The links may connect image files from different backup times, or (initially at least) between two clients at the same time (a branch). The branch paradigm allows two or more clients with nearly identical static data ( say /usr ) to be linked together for the first backup, saving backup storage space. If you are maintaining a thousand user machines with identical non-user partitions, this can save a lot of backup storage space.
The dirvish documentation isn't clear about setting up branches. Let's invent an example. We have a server named Mom, and three clients named Tom, Dick, and Jane. Tom is a Mac, while Dick and Jane are two nearly identical Redhat-9 laptops (with different user data, of course). Backup images from /usr on Tom is stored in its own vault, tomusr, while backup images from Dick and Jane are stored together in another vault, rh9usr. All vaults fit into one bank on one partition on one disk on Mom. The bank is just the directory name /media/backup1, which contains the vaults . For our example, are two vaults stored in this bank, as /media/backup1/tomusr and /media/backup1/rh9usr . The two vaults contain three per-vault dirvish configuration files for the different /usr partitions, as follows:
/media/backup1/tomusr/dirvish/default.conf: client: tom tree: /usr xdev: 1 index: gzip image-default: %Y-%m%d /media/backup1/rh9usr/dirvish/dick.conf: client: dick tree: /usr xdev: 1 index: gzip image-default: dick-%Y-%m%d /media/backup1/rh9usr/dirvish/jane.conf: client: jane tree: /usr xdev: 1 index: gzip image-default: jane-%Y-%m%d
The first vault stands alone, the second two will be used together. We can initialize three images into two vaults like so:
/usr/local/sbin/dirvish --init --vault tomusr /usr/local/sbin/dirvish --init --branch rh9usr:dick /usr/local/sbin/dirvish --reference dick --branch rh9usr:jane
Daily backups can use these lines in /etc/dirvish/master.conf:
Runall:
...
tomusr 03:00
...
rh9usr 03:00
...The daily images will be stored as:
/media/backup1/tomusr/... # the vault for tom:/usr /media/backup1/tomusr/dirvish/... # tomusr config files /media/backup1/tomusr/2005-0315/... # a nightly image /media/backup1/tomusr/2005-0315/exclude # concatenated exclude list /media/backup1/tomusr/2005-0315/index.gz # a list of all the files /media/backup1/tomusr/2005-0315/log # detailed log of rsync events /media/backup1/tomusr/2005-0315/summary # summary of the backup /media/backup1/tomusr/2005-0315/tree/... # the files themselves /media/backup1/tomusr/2005-0315/tree/bin/... # /usr/bin/... /media/backup1/tomusr/2005-0315/tree/dict/... # /usr/dict/... ... /media/backup1/tomusr/2005-0316/... # the next nightly image ... /media/backup1/tomusr/2005-0317/... # the next nightly image ... /media/backup1/rh9usr/... # the shared vault for dick:/usr . # and jane:/usr /media/backup1/rh9usr/dirvish/... # rh9usr vault config files /media/backup1/rh9usr/dick-2005-0315/... # a nightly image of branch dick:/usr /media/backup1/rh9usr/jane-2005-0315/... # a nightly image of branch jane:/usr /media/backup1/rh9usr/dick-2005-0316/... # next nightly image of dick:/usr /media/backup1/rh9usr/jane-2005-0316/... # next nightly image of jane:/usr
Over time, the two separate rh9 images may diverge from the original image, and from each other.
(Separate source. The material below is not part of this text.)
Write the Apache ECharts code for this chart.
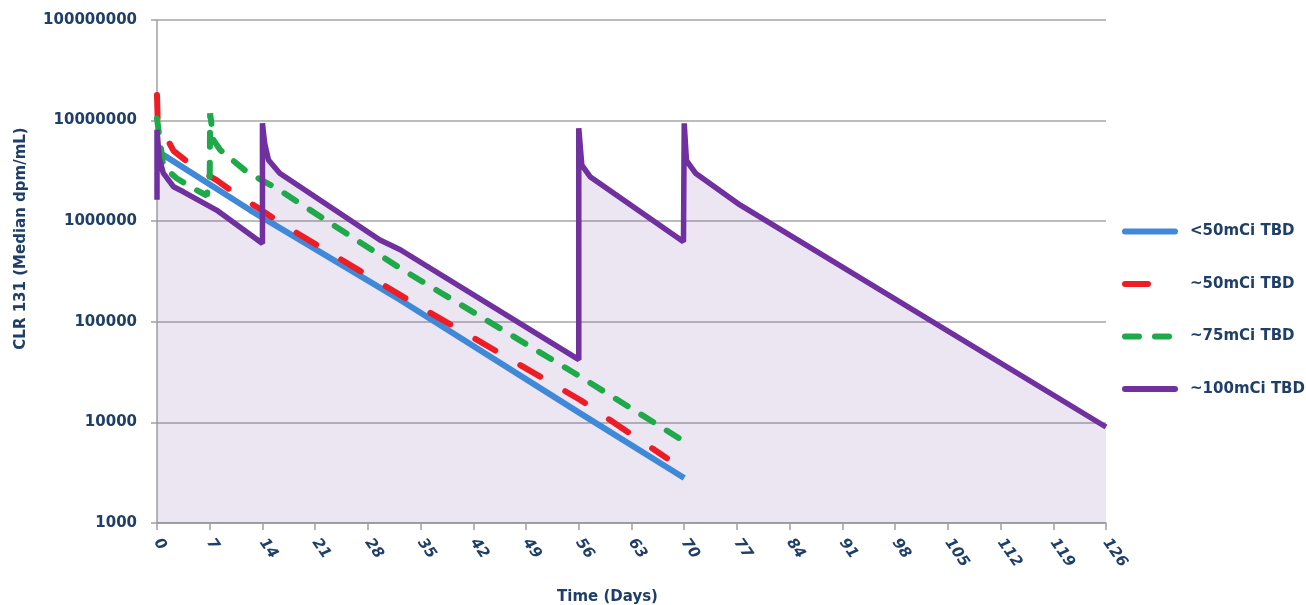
<!DOCTYPE html>
<html>
<head>
<meta charset="utf-8">
<script src="https://cdn.jsdelivr.net/npm/echarts@6/dist/echarts.min.js"></script>
<style>
  html, body { margin: 0; padding: 0; background: #fff; }
  #chart { width: 1306px; height: 605px; }
</style>
</head>
<body>
<div id="chart"></div>
<script>
// [day, median dpm/mL]
const blueData = [[0, 5.0e6], [12.35, 1.29e6], [32.3, 1.65e5], [56.2, 1.23e4], [70, 2800]];
const redData = [[0, 1.8e7], [0.1, 9.5e6], [0.8, 7.8e6], [2.2, 5.0e6], [4.8, 3.5e6], [7.9, 2.56e6],
    [11, 1.75e6], [13.2, 1.39e6], [17.2, 8.8e5], [34.5, 1.47e5], [56.2, 1.67e4], [67.7, 4400]];
const greenData = [[0, 1.05e7], [0.84, 3.5e6], [2.6, 2.67e6], [4.8, 2.12e6], [6.6, 1.8e6], [7.0, 2.5e6],
    [7.05, 1.18e7], [7.5, 6.4e6], [8.4, 5.1e6], [11.9, 3.1e6], [15.9, 2.12e6], [32.3, 3.4e5],
    [56.2, 2.85e4], [70.1, 6400]];
const purpleData = [[0, 1.63e6], [0, 8.1e6], [0.3, 4.2e6], [0.84, 3.0e6], [2.2, 2.2e6], [3.5, 1.96e6],
    [7.9, 1.29e6], [14, 6.0e5], [14, 9.4e6], [14.3, 5.9e6], [14.8, 4.06e6], [16.3, 3.0e6],
    [29.6, 6.5e5], [32.3, 5.2e5], [56, 4.2e4], [56, 8.4e6], [56.4, 3.6e6], [57.5, 2.77e6],
    [69.9, 6.25e5], [70, 6.25e5], [70, 9.4e6], [70.3, 4.0e6], [71.5, 3.0e6], [77.4, 1.45e6], [126, 9000]];
const seriesNames = ["<50mCi TBD", "~50mCi TBD", "~75mCi TBD", "~100mCi TBD"];

const textColor = "#1f3f68";
const font = "DejaVu Sans";

let chart = echarts.init(document.getElementById("chart"));

let option = {
    animation: false,
    grid: { left: 157, right: 200, top: 20, bottom: 82, outerBoundsMode: "none" },
    legend: {
        data: seriesNames,
        orient: "vertical",
        left: 1117,
        top: 219,
        itemWidth: 50,
        itemHeight: 14,
        itemGap: 37.5,
        itemStyle: { opacity: 0 },
        lineStyle: { width: 6, cap: "round" },
        textStyle: { color: textColor, fontFamily: font, fontWeight: "bold", fontSize: 15, padding: [0, 0, 0, 10] }
    },
    xAxis: {
        type: "value",
        min: 0,
        max: 126,
        interval: 7,
        name: "Time (Days)",
        nameLocation: "middle",
        nameGap: 67,
        nameTextStyle: { color: textColor, fontFamily: font, fontWeight: "bold", fontSize: 15, padding: [0, 48, 0, 0] },
        axisLine: { lineStyle: { color: "#a0a0a0", width: 1.5 } },
        axisTick: { show: true, length: 7, lineStyle: { color: "#a0a0a0", width: 1.5 } },
        axisLabel: {
            rotate: -55,
            margin: 17,
            color: textColor,
            fontFamily: font,
            fontWeight: "bold",
            fontStyle: "italic",
            fontSize: 15
        },
        splitLine: { show: false }
    },
    yAxis: {
        type: "log",
        logBase: 10,
        min: 1000,
        max: 100000000,
        name: "CLR 131 (Median dpm/mL)",
        nameLocation: "middle",
        nameGap: 128,
        nameTextStyle: { color: textColor, fontFamily: font, fontWeight: "bold", fontSize: 15, padding: [0, 0, 0, 66] },
        axisLine: { show: true, lineStyle: { color: "#a0a0a0", width: 1.5 } },
        axisTick: { show: true, length: 6, lineStyle: { color: "#a0a0a0", width: 1.5 } },
        axisLabel: {
            margin: 20,
            color: textColor,
            fontFamily: font,
            fontWeight: "bold",
            fontSize: 15,
            formatter: v => String(Math.round(v))
        },
        splitLine: { show: true, lineStyle: { color: "#a6a6a6", width: 1.5 } }
    },
    series: [
        {
            // fill under the ~100mCi curve
            name: "fill",
            type: "line",
            data: purpleData,
            symbol: "none",
            z: 1,
            lineStyle: { width: 0 },
            areaStyle: { color: "rgba(110,80,160,0.2)", origin: "start" },
            silent: true
        },
        {
            name: seriesNames[0],
            type: "line",
            data: blueData,
            symbol: "none",
            z: 2,
            lineStyle: { color: "#3f89d8", width: 6 },
            itemStyle: { color: "#3f89d8" }
        },
        {
            name: seriesNames[1],
            type: "line",
            data: redData,
            symbol: "none",
            z: 3,
            lineStyle: { color: "#ee1c24", width: 6, type: [23, 29], cap: "round" },
            itemStyle: { color: "#ee1c24" }
        },
        {
            name: seriesNames[2],
            type: "line",
            data: greenData,
            symbol: "none",
            z: 4,
            lineStyle: { color: "#1fa94b", width: 6, type: [14, 16], cap: "round" },
            itemStyle: { color: "#1fa94b" }
        },
        {
            name: seriesNames[3],
            type: "line",
            data: purpleData,
            symbol: "none",
            z: 5,
            lineStyle: { color: "#7030a0", width: 5.5 },
            itemStyle: { color: "#7030a0" }
        }
    ]
};
chart.setOption(option);
</script>
</body>
</html>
For example, we might change the distro from Redhat 9 to Debian; massive numbers of files will change on each client. The result will be backup images with mostly new files, and a scattering of hard links to the previous image. The sets of new files will be mostly duplicated on the backup drive; dirvish and rsync are not smart enough to know that the new images are mostly similar.
If you do a massive distro change on many similar machines, it might be better to set up a new vault and re-initialize it for the new distro.
It would be nice if we could merge images with programs like FreeDups; unfortunately, a dirvish vault has millions of directory entries, and programs such as freedups do not perform well with data sets of that size.